What is required
Return, without pictures, the lines from the start of the data through the one that contains "(0,0) rectangle (600,416);".
>> begin Dataset section
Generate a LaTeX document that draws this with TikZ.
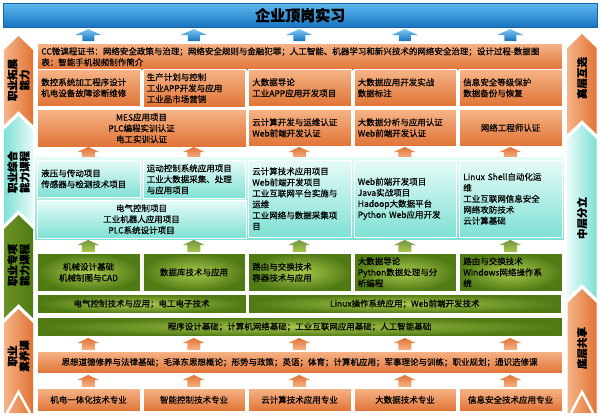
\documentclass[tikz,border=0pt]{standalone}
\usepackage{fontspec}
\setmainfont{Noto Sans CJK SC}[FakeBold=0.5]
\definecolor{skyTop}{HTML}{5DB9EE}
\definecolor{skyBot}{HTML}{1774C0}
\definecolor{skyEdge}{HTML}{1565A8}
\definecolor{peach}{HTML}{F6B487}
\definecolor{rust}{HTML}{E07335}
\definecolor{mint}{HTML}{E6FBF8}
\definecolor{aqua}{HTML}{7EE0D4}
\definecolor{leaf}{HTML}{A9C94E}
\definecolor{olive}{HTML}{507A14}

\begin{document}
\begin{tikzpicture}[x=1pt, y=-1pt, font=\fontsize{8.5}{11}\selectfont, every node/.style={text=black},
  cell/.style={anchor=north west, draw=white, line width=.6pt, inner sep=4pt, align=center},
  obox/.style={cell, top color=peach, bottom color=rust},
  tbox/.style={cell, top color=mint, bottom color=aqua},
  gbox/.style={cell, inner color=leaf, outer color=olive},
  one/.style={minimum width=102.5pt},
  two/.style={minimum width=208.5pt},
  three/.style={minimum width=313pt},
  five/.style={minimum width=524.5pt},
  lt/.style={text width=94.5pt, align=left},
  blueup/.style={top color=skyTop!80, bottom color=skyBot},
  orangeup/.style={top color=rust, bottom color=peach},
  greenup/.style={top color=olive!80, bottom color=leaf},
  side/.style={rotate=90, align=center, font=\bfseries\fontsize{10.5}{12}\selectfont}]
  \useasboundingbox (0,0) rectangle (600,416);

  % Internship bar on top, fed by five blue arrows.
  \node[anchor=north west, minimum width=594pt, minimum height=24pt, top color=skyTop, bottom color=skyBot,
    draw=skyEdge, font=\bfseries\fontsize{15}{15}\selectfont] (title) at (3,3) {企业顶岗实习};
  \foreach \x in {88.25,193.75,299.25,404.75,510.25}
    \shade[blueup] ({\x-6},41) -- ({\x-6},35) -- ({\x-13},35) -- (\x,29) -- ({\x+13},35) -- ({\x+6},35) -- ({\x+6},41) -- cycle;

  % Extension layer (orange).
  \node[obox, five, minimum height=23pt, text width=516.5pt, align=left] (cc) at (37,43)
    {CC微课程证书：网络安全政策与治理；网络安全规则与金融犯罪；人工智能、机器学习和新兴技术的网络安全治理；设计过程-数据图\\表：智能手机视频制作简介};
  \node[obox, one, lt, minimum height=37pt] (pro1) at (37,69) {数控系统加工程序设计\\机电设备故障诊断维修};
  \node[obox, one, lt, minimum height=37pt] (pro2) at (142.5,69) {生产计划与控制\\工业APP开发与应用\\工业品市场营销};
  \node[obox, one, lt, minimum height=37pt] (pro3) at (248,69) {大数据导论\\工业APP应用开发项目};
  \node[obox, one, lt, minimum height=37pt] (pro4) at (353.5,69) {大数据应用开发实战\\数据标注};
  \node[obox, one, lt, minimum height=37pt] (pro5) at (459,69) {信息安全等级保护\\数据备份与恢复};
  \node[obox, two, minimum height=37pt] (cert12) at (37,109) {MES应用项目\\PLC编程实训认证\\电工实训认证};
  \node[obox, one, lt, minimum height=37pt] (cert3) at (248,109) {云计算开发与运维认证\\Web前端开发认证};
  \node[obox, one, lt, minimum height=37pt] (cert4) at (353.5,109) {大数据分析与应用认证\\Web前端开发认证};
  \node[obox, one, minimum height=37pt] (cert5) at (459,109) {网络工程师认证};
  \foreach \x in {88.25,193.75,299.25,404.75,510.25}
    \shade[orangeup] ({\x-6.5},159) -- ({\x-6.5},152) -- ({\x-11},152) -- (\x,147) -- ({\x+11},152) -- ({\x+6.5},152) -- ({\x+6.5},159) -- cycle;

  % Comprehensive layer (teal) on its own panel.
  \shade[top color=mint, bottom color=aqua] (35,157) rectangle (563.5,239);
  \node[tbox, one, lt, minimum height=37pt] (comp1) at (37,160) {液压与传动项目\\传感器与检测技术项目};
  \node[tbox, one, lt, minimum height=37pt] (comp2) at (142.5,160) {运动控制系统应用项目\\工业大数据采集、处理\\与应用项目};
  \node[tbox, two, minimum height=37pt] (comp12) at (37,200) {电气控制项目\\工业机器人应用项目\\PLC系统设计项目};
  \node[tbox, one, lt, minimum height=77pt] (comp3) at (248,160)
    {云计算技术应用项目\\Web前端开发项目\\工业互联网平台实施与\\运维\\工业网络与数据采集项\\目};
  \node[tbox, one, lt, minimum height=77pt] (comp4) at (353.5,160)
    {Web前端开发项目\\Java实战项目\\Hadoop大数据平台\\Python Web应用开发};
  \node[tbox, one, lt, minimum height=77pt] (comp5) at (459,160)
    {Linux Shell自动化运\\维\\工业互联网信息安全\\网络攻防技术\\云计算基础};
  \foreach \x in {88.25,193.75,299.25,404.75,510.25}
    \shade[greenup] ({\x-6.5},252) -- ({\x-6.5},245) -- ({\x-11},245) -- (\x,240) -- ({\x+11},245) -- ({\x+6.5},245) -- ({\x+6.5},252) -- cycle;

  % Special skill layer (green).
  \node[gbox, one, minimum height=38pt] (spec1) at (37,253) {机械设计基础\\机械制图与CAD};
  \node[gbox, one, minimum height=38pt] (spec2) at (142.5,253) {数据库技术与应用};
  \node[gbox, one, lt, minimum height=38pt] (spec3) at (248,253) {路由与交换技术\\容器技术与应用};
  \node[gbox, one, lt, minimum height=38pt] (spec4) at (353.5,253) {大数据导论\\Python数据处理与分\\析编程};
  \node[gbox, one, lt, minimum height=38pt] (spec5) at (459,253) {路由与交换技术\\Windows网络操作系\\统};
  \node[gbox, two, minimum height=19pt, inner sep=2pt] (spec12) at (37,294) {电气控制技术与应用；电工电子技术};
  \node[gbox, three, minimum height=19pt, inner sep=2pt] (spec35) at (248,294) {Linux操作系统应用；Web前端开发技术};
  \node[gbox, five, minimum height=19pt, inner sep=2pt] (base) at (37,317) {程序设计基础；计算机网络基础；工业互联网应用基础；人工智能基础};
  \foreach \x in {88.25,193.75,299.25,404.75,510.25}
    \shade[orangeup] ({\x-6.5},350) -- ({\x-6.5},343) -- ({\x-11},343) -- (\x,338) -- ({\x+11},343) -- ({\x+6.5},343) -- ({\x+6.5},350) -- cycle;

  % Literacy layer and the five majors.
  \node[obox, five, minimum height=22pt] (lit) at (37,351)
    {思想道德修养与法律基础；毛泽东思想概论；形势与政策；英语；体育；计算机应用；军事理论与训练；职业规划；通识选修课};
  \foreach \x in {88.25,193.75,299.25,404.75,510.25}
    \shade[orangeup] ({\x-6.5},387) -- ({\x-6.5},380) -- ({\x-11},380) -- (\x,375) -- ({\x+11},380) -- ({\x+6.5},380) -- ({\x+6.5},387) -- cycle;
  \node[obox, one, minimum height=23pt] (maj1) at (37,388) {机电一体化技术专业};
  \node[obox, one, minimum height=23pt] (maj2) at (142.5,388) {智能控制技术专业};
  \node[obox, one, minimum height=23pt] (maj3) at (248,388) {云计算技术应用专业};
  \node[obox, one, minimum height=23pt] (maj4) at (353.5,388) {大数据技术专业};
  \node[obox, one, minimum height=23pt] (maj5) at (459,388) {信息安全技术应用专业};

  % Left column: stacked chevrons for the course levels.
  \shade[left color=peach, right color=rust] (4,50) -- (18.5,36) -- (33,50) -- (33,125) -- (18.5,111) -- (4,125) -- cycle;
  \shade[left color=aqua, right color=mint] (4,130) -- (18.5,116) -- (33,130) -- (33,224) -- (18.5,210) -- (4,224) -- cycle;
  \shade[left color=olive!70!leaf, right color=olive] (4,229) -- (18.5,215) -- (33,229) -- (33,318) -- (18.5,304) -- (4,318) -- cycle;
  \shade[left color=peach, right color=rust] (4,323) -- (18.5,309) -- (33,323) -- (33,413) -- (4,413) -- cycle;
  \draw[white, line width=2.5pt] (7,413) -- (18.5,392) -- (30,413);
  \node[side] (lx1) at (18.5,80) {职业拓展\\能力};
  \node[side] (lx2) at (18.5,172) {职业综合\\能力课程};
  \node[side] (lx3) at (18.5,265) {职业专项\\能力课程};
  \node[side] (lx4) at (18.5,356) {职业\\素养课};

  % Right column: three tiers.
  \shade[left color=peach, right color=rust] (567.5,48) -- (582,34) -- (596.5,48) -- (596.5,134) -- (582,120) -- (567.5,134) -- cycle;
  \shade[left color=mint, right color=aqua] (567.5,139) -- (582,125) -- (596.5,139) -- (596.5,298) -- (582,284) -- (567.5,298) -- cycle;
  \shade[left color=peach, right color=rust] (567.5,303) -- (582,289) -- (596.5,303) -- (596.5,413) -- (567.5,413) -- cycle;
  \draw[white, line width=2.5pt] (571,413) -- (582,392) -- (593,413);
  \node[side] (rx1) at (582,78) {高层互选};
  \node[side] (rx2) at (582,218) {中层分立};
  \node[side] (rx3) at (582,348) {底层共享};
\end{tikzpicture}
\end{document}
>> end Dataset section
Task response
Generate a LaTeX document that draws this with TikZ.
\documentclass[tikz,border=0pt]{standalone}
\usepackage{fontspec}
\setmainfont{Noto Sans CJK SC}[FakeBold=0.5]
\definecolor{skyTop}{HTML}{5DB9EE}
\definecolor{skyBot}{HTML}{1774C0}
\definecolor{skyEdge}{HTML}{1565A8}
\definecolor{peach}{HTML}{F6B487}
\definecolor{rust}{HTML}{E07335}
\definecolor{mint}{HTML}{E6FBF8}
\definecolor{aqua}{HTML}{7EE0D4}
\definecolor{leaf}{HTML}{A9C94E}
\definecolor{olive}{HTML}{507A14}

\begin{document}
\begin{tikzpicture}[x=1pt, y=-1pt, font=\fontsize{8.5}{11}\selectfont, every node/.style={text=black},
  cell/.style={anchor=north west, draw=white, line width=.6pt, inner sep=4pt, align=center},
  obox/.style={cell, top color=peach, bottom color=rust},
  tbox/.style={cell, top color=mint, bottom color=aqua},
  gbox/.style={cell, inner color=leaf, outer color=olive},
  one/.style={minimum width=102.5pt},
  two/.style={minimum width=208.5pt},
  three/.style={minimum width=313pt},
  five/.style={minimum width=524.5pt},
  lt/.style={text width=94.5pt, align=left},
  blueup/.style={top color=skyTop!80, bottom color=skyBot},
  orangeup/.style={top color=rust, bottom color=peach},
  greenup/.style={top color=olive!80, bottom color=leaf},
  side/.style={rotate=90, align=center, font=\bfseries\fontsize{10.5}{12}\selectfont}]
  \useasboundingbox (0,0) rectangle (600,416);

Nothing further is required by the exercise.